DataParallel imbalanced memory usage

I am having the same imbalance issue but the problem is that my gpu 1 not gpu 0 is going out of memory. Both gpus have 32GB of memory. With NVIDIA-SMI i see that gpu 0 is only using 6GB of memory whereas, gpu 1 goes to 32.
I could have understood if it was other way around with gpu 0 going out of memory but this is weird.
I only pass my model to the DataParallel so it’s using the default values.
Also, if I use only 1 GPU, i don’t get any out of memory issues. This is also strange for me.
Any help would be appreciated.
p.s.
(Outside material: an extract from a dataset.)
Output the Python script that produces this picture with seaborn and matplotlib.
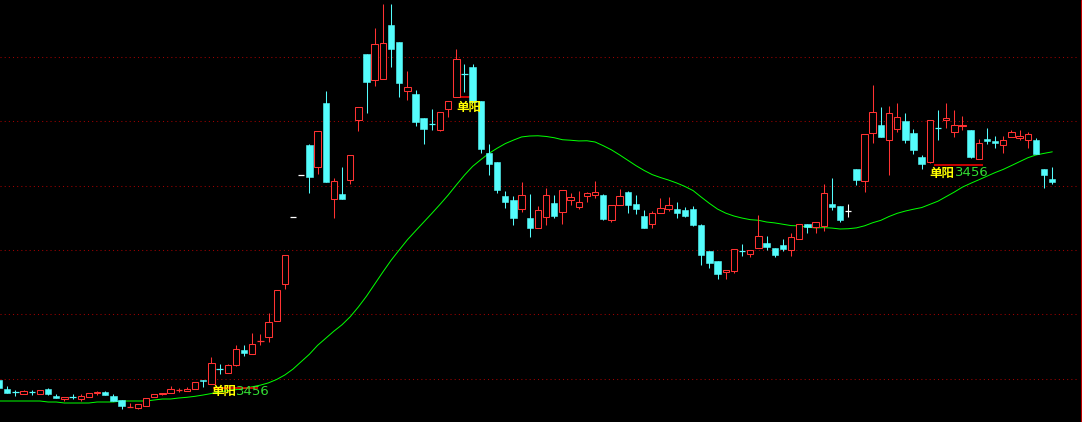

I was getting warning about rnn parameters not being in contiguous memory so i added the flatten_parameters() call as well in forward of lstm

 cudaID = str(torch.cuda.current_device())
 device = torch.device("cuda:" + cudaID) 
 print('device = ', device) // this prints cuda:0

if torch.cuda.device_count() > 1:
    print("Let's use", torch.cuda.device_count(), "GPUs!")
    encoder = torch.nn.DataParallel(encoder)
    lstm_model = torch.nn.DataParallel(lstm_model)


encoder.to(device)
lstm_model.to(device)

// forward method of lstm

def forward(self, inputs, mode='train'):
    packed = tn.pack_sequence(inputs, enforce_sorted=False)
    self.hidden = self.init_hidden(len(inputs), packed.data.device) // sending device of packed so both packed and self.hidden are on same device, as self.hidden is created in every call and im using multiple gpus
    self.lstm.flatten_parameters()
    if mode == 'eval' or mode == 'test':
        with torch.no_grad():
            packed_out, self.hidden = self.lstm(packed, self.hidden)
    else:
        packed_out, self.hidden = self.lstm(packed, self.hidden)

 
    outputs, lens = tn.pad_packed_sequence(packed_out, batch_first=True)

    return outputs